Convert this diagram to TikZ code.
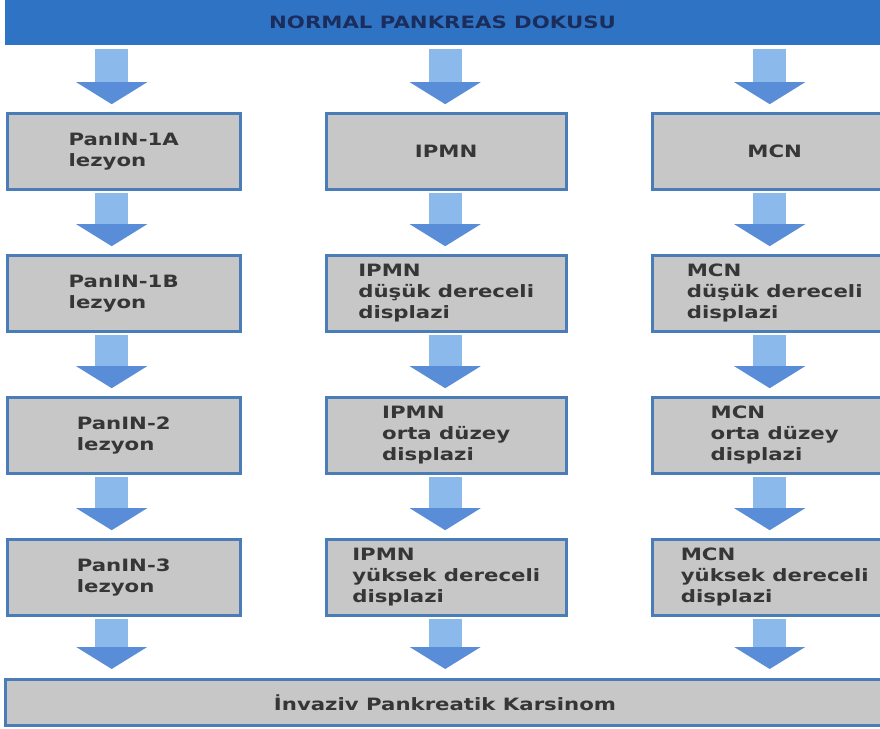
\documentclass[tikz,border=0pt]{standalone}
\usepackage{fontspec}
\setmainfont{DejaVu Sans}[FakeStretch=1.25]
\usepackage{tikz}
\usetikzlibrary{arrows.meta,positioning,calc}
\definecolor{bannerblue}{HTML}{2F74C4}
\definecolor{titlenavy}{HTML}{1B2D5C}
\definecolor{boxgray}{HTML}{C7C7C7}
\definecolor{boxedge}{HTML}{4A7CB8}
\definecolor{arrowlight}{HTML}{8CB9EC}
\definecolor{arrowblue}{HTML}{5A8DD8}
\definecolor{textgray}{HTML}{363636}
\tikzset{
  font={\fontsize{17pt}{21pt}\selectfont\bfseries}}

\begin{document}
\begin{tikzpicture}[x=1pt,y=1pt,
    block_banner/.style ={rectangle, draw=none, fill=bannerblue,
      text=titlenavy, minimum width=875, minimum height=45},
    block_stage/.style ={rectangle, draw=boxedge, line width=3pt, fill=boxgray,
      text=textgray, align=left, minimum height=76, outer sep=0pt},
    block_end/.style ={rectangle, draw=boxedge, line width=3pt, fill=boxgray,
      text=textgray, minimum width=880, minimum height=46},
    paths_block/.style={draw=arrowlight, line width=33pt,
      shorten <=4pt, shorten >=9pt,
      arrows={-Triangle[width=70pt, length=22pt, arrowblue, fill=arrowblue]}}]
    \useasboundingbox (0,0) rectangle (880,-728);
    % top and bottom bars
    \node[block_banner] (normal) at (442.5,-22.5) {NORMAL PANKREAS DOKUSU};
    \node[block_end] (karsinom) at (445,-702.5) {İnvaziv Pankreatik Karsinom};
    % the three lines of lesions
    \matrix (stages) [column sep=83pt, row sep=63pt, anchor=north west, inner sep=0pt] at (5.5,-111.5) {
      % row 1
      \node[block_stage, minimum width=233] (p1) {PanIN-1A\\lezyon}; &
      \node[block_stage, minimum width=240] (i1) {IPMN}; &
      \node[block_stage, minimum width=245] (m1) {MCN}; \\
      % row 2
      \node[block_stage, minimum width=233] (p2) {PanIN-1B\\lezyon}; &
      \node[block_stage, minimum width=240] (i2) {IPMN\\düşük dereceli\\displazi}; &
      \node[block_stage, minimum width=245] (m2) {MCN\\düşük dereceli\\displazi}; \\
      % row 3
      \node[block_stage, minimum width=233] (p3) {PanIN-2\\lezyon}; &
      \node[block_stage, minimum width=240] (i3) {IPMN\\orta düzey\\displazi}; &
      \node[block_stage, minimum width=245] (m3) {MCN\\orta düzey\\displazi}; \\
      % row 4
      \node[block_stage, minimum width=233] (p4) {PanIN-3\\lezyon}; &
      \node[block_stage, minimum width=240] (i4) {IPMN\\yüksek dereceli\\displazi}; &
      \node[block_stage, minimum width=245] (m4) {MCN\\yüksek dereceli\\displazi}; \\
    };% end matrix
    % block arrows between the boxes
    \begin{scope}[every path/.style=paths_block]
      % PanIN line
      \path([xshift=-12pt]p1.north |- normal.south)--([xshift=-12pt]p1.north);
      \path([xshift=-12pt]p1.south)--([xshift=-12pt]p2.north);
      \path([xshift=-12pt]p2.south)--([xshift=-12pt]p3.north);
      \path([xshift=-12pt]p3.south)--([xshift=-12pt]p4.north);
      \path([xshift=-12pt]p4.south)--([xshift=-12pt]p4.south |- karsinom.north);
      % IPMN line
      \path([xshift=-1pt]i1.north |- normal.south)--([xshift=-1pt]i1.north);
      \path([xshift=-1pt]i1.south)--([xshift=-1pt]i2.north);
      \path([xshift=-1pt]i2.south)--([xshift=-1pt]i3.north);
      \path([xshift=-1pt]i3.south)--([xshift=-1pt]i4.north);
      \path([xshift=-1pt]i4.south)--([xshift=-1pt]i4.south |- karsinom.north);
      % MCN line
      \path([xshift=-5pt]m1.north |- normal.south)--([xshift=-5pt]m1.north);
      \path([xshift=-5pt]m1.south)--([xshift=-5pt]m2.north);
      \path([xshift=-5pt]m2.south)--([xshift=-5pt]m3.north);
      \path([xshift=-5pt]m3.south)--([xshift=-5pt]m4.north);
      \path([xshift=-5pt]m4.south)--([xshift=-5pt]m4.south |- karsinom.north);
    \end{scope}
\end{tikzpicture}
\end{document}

◆ ◆ ◆ ◆ ◆

Exercise task
Would you return the data exactly as written, without the pictures?

Result for this task
Convert this diagram to TikZ code.
\documentclass[tikz,border=0pt]{standalone}
\usepackage{fontspec}
\setmainfont{DejaVu Sans}[FakeStretch=1.25]
\usepackage{tikz}
\usetikzlibrary{arrows.meta,positioning,calc}
\definecolor{bannerblue}{HTML}{2F74C4}
\definecolor{titlenavy}{HTML}{1B2D5C}
\definecolor{boxgray}{HTML}{C7C7C7}
\definecolor{boxedge}{HTML}{4A7CB8}
\definecolor{arrowlight}{HTML}{8CB9EC}
\definecolor{arrowblue}{HTML}{5A8DD8}
\definecolor{textgray}{HTML}{363636}
\tikzset{
  font={\fontsize{17pt}{21pt}\selectfont\bfseries}}

\begin{document}
\begin{tikzpicture}[x=1pt,y=1pt,
    block_banner/.style ={rectangle, draw=none, fill=bannerblue,
      text=titlenavy, minimum width=875, minimum height=45},
    block_stage/.style ={rectangle, draw=boxedge, line width=3pt, fill=boxgray,
      text=textgray, align=left, minimum height=76, outer sep=0pt},
    block_end/.style ={rectangle, draw=boxedge, line width=3pt, fill=boxgray,
      text=textgray, minimum width=880, minimum height=46},
    paths_block/.style={draw=arrowlight, line width=33pt,
      shorten <=4pt, shorten >=9pt,
      arrows={-Triangle[width=70pt, length=22pt, arrowblue, fill=arrowblue]}}]
    \useasboundingbox (0,0) rectangle (880,-728);
    % top and bottom bars
    \node[block_banner] (normal) at (442.5,-22.5) {NORMAL PANKREAS DOKUSU};
    \node[block_end] (karsinom) at (445,-702.5) {İnvaziv Pankreatik Karsinom};
    % the three lines of lesions
    \matrix (stages) [column sep=83pt, row sep=63pt, anchor=north west, inner sep=0pt] at (5.5,-111.5) {
      % row 1
      \node[block_stage, minimum width=233] (p1) {PanIN-1A\\lezyon}; &
      \node[block_stage, minimum width=240] (i1) {IPMN}; &
      \node[block_stage, minimum width=245] (m1) {MCN}; \\
      % row 2
      \node[block_stage, minimum width=233] (p2) {PanIN-1B\\lezyon}; &
      \node[block_stage, minimum width=240] (i2) {IPMN\\düşük dereceli\\displazi}; &
      \node[block_stage, minimum width=245] (m2) {MCN\\düşük dereceli\\displazi}; \\
      % row 3
      \node[block_stage, minimum width=233] (p3) {PanIN-2\\lezyon}; &
      \node[block_stage, minimum width=240] (i3) {IPMN\\orta düzey\\displazi}; &
      \node[block_stage, minimum width=245] (m3) {MCN\\orta düzey\\displazi}; \\
      % row 4
      \node[block_stage, minimum width=233] (p4) {PanIN-3\\lezyon}; &
      \node[block_stage, minimum width=240] (i4) {IPMN\\yüksek dereceli\\displazi}; &
      \node[block_stage, minimum width=245] (m4) {MCN\\yüksek dereceli\\displazi}; \\
    };% end matrix
    % block arrows between the boxes
    \begin{scope}[every path/.style=paths_block]
      % PanIN line
      \path([xshift=-12pt]p1.north |- normal.south)--([xshift=-12pt]p1.north);
      \path([xshift=-12pt]p1.south)--([xshift=-12pt]p2.north);
      \path([xshift=-12pt]p2.south)--([xshift=-12pt]p3.north);
      \path([xshift=-12pt]p3.south)--([xshift=-12pt]p4.north);
      \path([xshift=-12pt]p4.south)--([xshift=-12pt]p4.south |- karsinom.north);
      % IPMN line
      \path([xshift=-1pt]i1.north |- normal.south)--([xshift=-1pt]i1.north);
      \path([xshift=-1pt]i1.south)--([xshift=-1pt]i2.north);
      \path([xshift=-1pt]i2.south)--([xshift=-1pt]i3.north);
      \path([xshift=-1pt]i3.south)--([xshift=-1pt]i4.north);
      \path([xshift=-1pt]i4.south)--([xshift=-1pt]i4.south |- karsinom.north);
      % MCN line
      \path([xshift=-5pt]m1.north |- normal.south)--([xshift=-5pt]m1.north);
      \path([xshift=-5pt]m1.south)--([xshift=-5pt]m2.north);
      \path([xshift=-5pt]m2.south)--([xshift=-5pt]m3.north);
      \path([xshift=-5pt]m3.south)--([xshift=-5pt]m4.north);
      \path([xshift=-5pt]m4.south)--([xshift=-5pt]m4.south |- karsinom.north);
    \end{scope}
\end{tikzpicture}
\end{document}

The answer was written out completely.